One just wants to shake one’s head at the controversy over hapless presidential candidate Mitt Romney’s comments (a.k.a. “gaffe”) regarding the role of “culture” in Israeli economic success and presumed Palestinian lack thereof. (1, 2)
Predictably, many responses were rhetorically overheated. The Palestinian Authority’s dour Saeb Erekat promptly declared that Romney’s statement was “racist.” Argument over, right?
One senses here a certain resistance to any attempt at critical generalization. Still, the general reaction is readily understandable. Obviously, any purported comparison of Israeli and Palestinian economic performance that does not take into account “the occupation” and Palestinian lack of sovereignty is, uh, let us say, incomplete. Less obviously but just as important, however, there is a real argument to be had concerning the effects of “culture”—whether in the sense of collective values or of the resultant institutions and policies—on the overall “success” of societies.
Whatever role “culture” may or may not have played in the initial success of the Jewish state, it is undeniable that a change in culture in those broader senses has, in the space of a generation, helped to catapult Israel from the level of wannabee mid-tier player to global economic and innovation powerhouse. It was a change epitomized by President Shimon Peres, who has evolved from a traditional socialist into an advocate of high-tech entrepreneurship still capable of criticizing “crappy and piggish capitalism.”
That some of these changes exacerbated income inequality in a country once known for its egalitarianism is also undeniable—except perhaps in the eyes of the former Massachusetts governor. Whereas Peres has warned that the excesses of capitalist “economic policies have resulted in 6,000 millionaires and 6 million beggars,” Romney sees only a benevolent “free market” “that has lifted people from poverty, created a large and enduring middle class.”
Rather than comparing Israel with the Palestinian Authority, Romney might more usefully have measured it against the completely sovereign feudal monarchies, dictatorships, and other assorted kleptocracies in the neighborhood. The 2002 United Nations Arab Human Development Report, courageously welcomed by leading Arab intellectuals, noted much progress but focused on the failure to advance “as quickly as comparable nations in other regions,” as reflected in: low female literacy, high infant mortality, and low per-capita income growth. The report cited “three areas where Arab institutional structures are hindering performance and crippling human development: governance, women's empowerment, and access to knowledge.” That’s a “cultural” explanation if ever there was one.
Thanks to his clumsiness and lack of sophistication, Romney complicated rather than advanced a conversation that has become more urgent in light of both the promise and the perils of the “Arab Spring.”
His comments, as such, tell us a lot about him and not much about anything else. I gladly leave the continuing debate to others, who are evidently keeping very busy (e.g. 1, 2, 3, 4, 5, 6). Still, I could not help but gasp at one of one of the more minor but most revealing attempts to refute Romney.

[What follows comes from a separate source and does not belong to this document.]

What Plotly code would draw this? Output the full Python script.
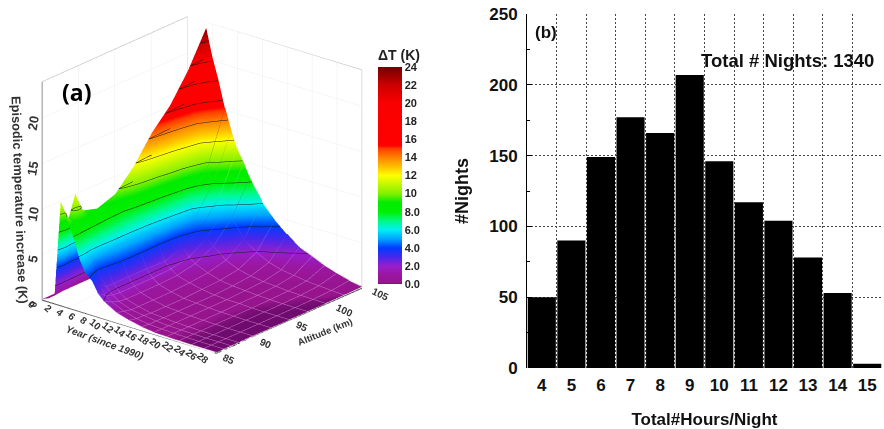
import plotly.graph_objects as go

# ---------- panel (a) data ----------
years = [0, 1, 2, 3, 4, 5, 6, 7, 8, 9, 10, 12, 14, 16, 18, 20, 22, 24, 26, 28]
altitudes = [85, 86, 87, 88, 90, 92.5, 95, 97.5, 100, 102.5, 105]
dT_y00 = [0.1, 0.1, 0.1, 0.1, 0.1, 0.1, 0.1, 0.1, 0.1, 0.1, 0.1]
dT_y01 = [0.4, 0.4, 0.5, 0.5, 0.5, 0.5, 0.6, 0.6, 0.7, 0.8, 0.9]
dT_y02 = [0.9, 1.1, 1.0, 1.6, 1.8, 1.8, 1.9, 2.0, 2.2, 2.6, 3.0]
dT_y03 = [11.5, 9.0, 11.6, 9.4, 8.9, 9.6, 11.7, 14.5, 16.6, 19.6, 23.4]
dT_y04 = [9.8, 9.0, 9.3, 9.0, 8.6, 8.5, 9.6, 10.6, 12.5, 15.0, 20.4]
dT_y05 = [8.0, 7.9, 7.7, 7.6, 7.4, 7.2, 7.6, 8.2, 9.3, 11.6, 18.0]
dT_y06 = [5.8, 5.6, 4.8, 4.8, 5.2, 5.4, 5.6, 6.2, 6.8, 9.3, 15.2]
dT_y07 = [4.4, 4.0, 3.4, 3.7, 4.1, 4.2, 4.1, 4.3, 5.1, 8.0, 12.9]
dT_y08 = [3.8, 3.0, 2.4, 2.4, 2.4, 2.4, 2.3, 3.0, 4.2, 6.7, 11.1]
dT_y09 = [2.6, 2.0, 1.7, 1.6, 1.6, 1.6, 1.7, 2.1, 3.4, 5.7, 9.8]
dT_y10 = [1.9, 1.5, 1.2, 1.1, 1.1, 1.1, 1.2, 1.6, 2.6, 4.8, 8.4]
dT_y12 = [1.1, 0.9, 0.7, 0.7, 0.7, 0.7, 0.8, 1.0, 1.5, 2.9, 6.1]
dT_y14 = [0.7, 0.5, 0.5, 0.4, 0.4, 0.4, 0.5, 0.6, 0.9, 1.9, 4.5]
dT_y16 = [0.4, 0.3, 0.3, 0.3, 0.3, 0.3, 0.3, 0.4, 0.6, 1.2, 3.4]
dT_y18 = [0.2, 0.2, 0.2, 0.2, 0.2, 0.2, 0.2, 0.3, 0.4, 0.8, 2.4]
dT_y20 = [0.15, 0.15, 0.15, 0.15, 0.15, 0.15, 0.2, 0.2, 0.3, 0.6, 1.8]
dT_y22 = [0.12, 0.12, 0.12, 0.12, 0.12, 0.12, 0.12, 0.15, 0.2, 0.4, 1.2]
dT_y24 = [0.1, 0.1, 0.1, 0.1, 0.1, 0.1, 0.1, 0.12, 0.15, 0.3, 0.8]
dT_y26 = [0.1, 0.1, 0.1, 0.1, 0.1, 0.1, 0.1, 0.1, 0.12, 0.2, 0.4]
dT_y28 = [0.1, 0.1, 0.1, 0.1, 0.1, 0.1, 0.1, 0.1, 0.1, 0.12, 0.15]
dT = [dT_y00, dT_y01, dT_y02, dT_y03, dT_y04, dT_y05, dT_y06, dT_y07, dT_y08, dT_y09,
      dT_y10, dT_y12, dT_y14, dT_y16, dT_y18, dT_y20, dT_y22, dT_y24, dT_y26, dT_y28]

year_ticks = list(range(2, 30, 2))
alt_ticks = [85, 90, 95, 100, 105]
z_ticks = [5, 10, 15, 20]
cbar_vals = list(range(0, 26, 2))
cbar_text = ["0.0", "2.0", "4.0", "6.0", "8.0", "10", "12", "14", "16", "18", "20", "22", "24"]

upper_stops = [
    [3/24, "rgb(70,40,235)"], [4/24, "rgb(0,60,255)"], [5/24, "rgb(0,165,255)"],
    [6/24, "rgb(0,240,245)"], [7/24, "rgb(0,250,130)"], [8/24, "rgb(0,240,0)"],
    [9/24, "rgb(0,235,0)"], [10/24, "rgb(130,240,0)"], [12/24, "rgb(255,255,0)"],
    [13/24, "rgb(255,190,0)"], [14/24, "rgb(255,130,0)"], [15/24, "rgb(255,60,0)"],
    [15.3/24, "rgb(255,0,0)"], [20/24, "rgb(250,0,0)"], [22/24, "rgb(205,0,0)"],
    [24/24, "rgb(115,0,0)"],
]
colorscale = [[0.0, "rgb(60,0,70)"], [0.003, "rgb(150,20,140)"], [1/24, "rgb(155,22,160)"], [2/24, "rgb(150,30,205)"]] + upper_stops
mesh_scale = [[0.0, "rgb(205,120,200)"], [2/24, "rgb(175,90,225)"]] + upper_stops

# ---------- panel (b) data ----------
hours = [4, 5, 6, 7, 8, 9, 10, 11, 12, 13, 14, 15]
nights = [50, 90, 149, 177, 166, 207, 146, 117, 104, 78, 53, 3]
hour_edges = [h - 0.5 for h in hours] + [hours[-1] + 0.5]

fig = go.Figure()
by_alt = [list(c) for c in zip(*dT)]

fig.add_trace(go.Surface(
    x=years, y=altitudes, z=by_alt, scene="scene", colorscale=colorscale, cmin=0, cmax=24,
    showscale=True, hoverinfo="skip",
    lighting=dict(ambient=1, diffuse=0, specular=0, roughness=1, fresnel=0),
    contours=dict(z=dict(show=True, start=2, end=24, size=2, color="rgb(25,25,25)", width=2)),
    colorbar=dict(
        x=378/884, xanchor="left", xpad=0, y=1-284/429, yanchor="bottom", ypad=0,
        lenmode="pixels", len=238, thicknessmode="pixels", thickness=24,
        outlinewidth=0, ticks="", tickvals=cbar_vals, ticktext=cbar_text,
        tickfont=dict(family="Liberation Sans", size=11, color="#222", weight=700),
        title=dict(text="ΔT (K)", side="top", font=dict(family="Liberation Sans", size=14, color="#222", weight=700)),
    ),
))

def line3d(xs, ys, zs, color, width):
    fig.add_trace(go.Scatter3d(x=xs, y=ys, z=zs, mode="lines", line=dict(color=color, width=width),
                               hoverinfo="skip", showlegend=False, scene="scene"))

def mesh3d(xs, ys, zs):
    fig.add_trace(go.Scatter3d(x=xs, y=ys, z=[v + 0.03 for v in zs], mode="lines",
                               line=dict(color=zs, colorscale=mesh_scale, cmin=0, cmax=24, width=1),
                               hoverinfo="skip", showlegend=False, scene="scene"))

for i, yr in enumerate(years):
    if yr >= 6:
        mesh3d([yr] * len(altitudes), altitudes, dT[i])
for j, alt in enumerate(altitudes):
    mesh3d(years[6:], [alt] * len(years[6:]), by_alt[j][6:])

y0, y1, a0, a1, z0, z1 = 0, 28, 85, 105, 0, 24
frame = "rgb(200,200,200)"
line3d([y0, y0], [a1, a1], [z0, z1], frame, 1.5)
line3d([y0, y0], [a0, a1], [z1, z1], frame, 1.5)
line3d([y0, y1], [a1, a1], [z1, z1], frame, 1.5)
line3d([y1, y1], [a1, a1], [z0, z1], frame, 1.5)
line3d([y0, y1], [a0, a0], [z0, z0], "rgb(40,40,40)", 2)
line3d([y1, y1], [a0, a1], [z0, z0], "rgb(40,40,40)", 2)
line3d([y0, y0], [a0, a0], [z0, z1], "rgb(110,110,110)", 2)

for t in year_ticks:
    line3d([t, t], [a0, a0 - 0.7], [z0, z0], "rgb(40,40,40)", 1.5)
for t in alt_ticks:
    line3d([y1, y1 + 0.9], [t, t], [z0, z0], "rgb(40,40,40)", 1.5)

tick_font = dict(family="Liberation Sans", size=10, color="#333", weight=700)
scene_notes = []
for t in [0] + year_ticks:
    scene_notes.append(dict(x=t, y=a0, z=z0, text=str(t), textangle=40, showarrow=False,
                            xshift=-6 - 0.25 * t if t else -10, yshift=-5 if t else -4, font=tick_font))
for t in alt_ticks:
    scene_notes.append(dict(x=y1, y=t, z=z0, text=str(t), textangle=25, showarrow=False,
                            xshift=19 if t > 95 else 13, yshift=-6, font=tick_font))
for t in z_ticks:
    scene_notes.append(dict(x=y0, y=a0, z=t, text=str(t), textangle=-80, showarrow=False,
                            xshift=-9, yshift=-5, font=dict(family="Liberation Sans", size=13, color="#333", weight=700)))
scene_notes.append(dict(x=y0, y=a0, z=z0, text="0", textangle=-80, showarrow=False, xshift=-9, yshift=-4, font=tick_font))
scene_notes.append(dict(x=14, y=a0, z=z0, text="<i>Year (since 1990)</i>", textangle=20, showarrow=False,
                        xshift=-24, yshift=-16, font=dict(family="Liberation Sans", size=10, color="#333", weight=700)))
scene_notes.append(dict(x=y1, y=95, z=z0, text="Altitude (km)", textangle=-22, showarrow=False,
                        xshift=36, yshift=-11, font=dict(family="Liberation Sans", size=9.5, color="#333", weight=700)))
scene_notes.append(dict(x=y0, y=a0, z=11, text="Episodic temperature increase (K)", textangle=88, showarrow=False,
                        xshift=-22, yshift=0, font=dict(family="Liberation Sans", size=12.8, color="#333", weight=700)))

hidden = dict(showticklabels=False, ticks="", title="", zeroline=False, showspikes=False,
              showbackground=False, showline=False, showgrid=True, gridcolor="rgb(238,238,238)", gridwidth=1)

fig.add_trace(go.Bar(x=hours, y=nights, width=0.95, marker=dict(color="black", line=dict(width=0)),
                     xaxis="x", yaxis="y", showlegend=False, hoverinfo="skip"))

W, H = 884, 429
bold = dict(family="Liberation Sans", size=17, color="#111", weight=700)
fig.update_layout(
    width=W, height=H, margin=dict(l=0, r=0, t=0, b=0, autoexpand=False), paper_bgcolor="white", plot_bgcolor="white",
    showlegend=False,
    scene=dict(
        domain=dict(x=[1/W, 403/W], y=[1-370/H, 1]),
        xaxis=dict(range=[y0, y1], dtick=4, **hidden),
        yaxis=dict(range=[a0, a1], dtick=5, **hidden),
        zaxis=dict(range=[z0, z1], dtick=5, **hidden),
        aspectmode="manual", aspectratio=dict(x=1.223, y=1.235, z=1.27),
        camera=dict(projection=dict(type="orthographic"), up=dict(x=0, y=0, z=1),
                    center=dict(x=0, y=0, z=0), eye=dict(x=0.584*1.5, y=-0.707*1.5, z=0.365*1.5)),
        annotations=scene_notes,
    ),
    xaxis=dict(domain=[527/W, 882/W], range=[3.5, 15.5], tickvals=hours, ticks="", showgrid=False,
               zeroline=False, showline=False, tickfont=bold, anchor="y", ticklabelstandoff=5,
               minor=dict(tickvals=hour_edges, showgrid=True, gridcolor="rgb(70,70,70)", griddash="2px,2px", gridwidth=1, ticks=""),
               title=dict(text="Total#Hours/Night", font=bold, standoff=20)),
    yaxis=dict(domain=[1-368/H, 1-14/H], range=[0, 250], dtick=50, ticks="inside", ticklen=5, tickcolor="black",
               showgrid=True, gridcolor="rgb(70,70,70)", griddash="2px,2px", gridwidth=1, zeroline=False,
               showline=True, linecolor="black", linewidth=1, tickfont=bold, anchor="x", ticklabelstandoff=5,
               minor=dict(dtick=25, ticks="inside", ticklen=3, tickcolor="black", showgrid=False),
               title=dict(text="#Nights", font=dict(family="Liberation Sans", size=18, color="#111", weight=700), standoff=15)),
    annotations=[
        dict(x=76/W, y=1-92/H, xref="paper", yref="paper", xanchor="center", yanchor="middle", text="(a)", showarrow=False,
             font=dict(family="Open Sans", size=23, color="black", weight=700)),
        dict(x=546/W, y=1-32/H, xref="paper", yref="paper", xanchor="center", yanchor="middle", text="(b)", showarrow=False,
             font=dict(family="Liberation Sans", size=17, color="#111", weight=700)),
        dict(x=787/W, y=1-60/H, xref="paper", yref="paper", xanchor="center", yanchor="middle", text="Total # Nights: 1340", showarrow=False,
             font=dict(family="Liberation Sans", size=18.5, color="#111", weight=700)),
    ],
)

fig.write_html("out.html", config=dict(displayModeBar=False), post_script="document.body.style.margin='0';")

Garance Franke-Ruta, “a senior editor at The Atlantic, where she oversees the Politics Channel,” evidently thinks she scored a slam-dunk by dragging out an old quote from Bill Clinton, who, she says archly, “had a very, very different take from Mitt Romney on Palestinian culture and its impact on Palestinian economic success.” He said, inter alia:
"Palestinians are a hard-working and an incredible community. They have done remarkably well outside their country. I have never met a poor Palestinian in the United States; every Palestinian I know is a college professor or a doctor."
Ouch. It is true that Palestinians in the US, like other Arab-Americans, can boast of higher-than-average levels of both education and prosperity (1, 2). But the former President’s remark sounds disturbingly like the patronizing positive prejudice that praises Asian-Americans as a “model minority.” More to the point, does it prove anything? The logic is ludicrous. There is no art to this kind of impressionism-as-
It’s hard to say which is more disheartening: Romney’s simplistic understanding of the world or the equally simplistic argumentation of some of his critics. And should one be more surprised that one of our most intelligent presidents made such an inane remark—or that a professional journalist in a prestigious national periodical would cite it in the belief that it proved anything?
If this is the state of political discourse in the United States, maybe it’s our own culture we should be worrying about.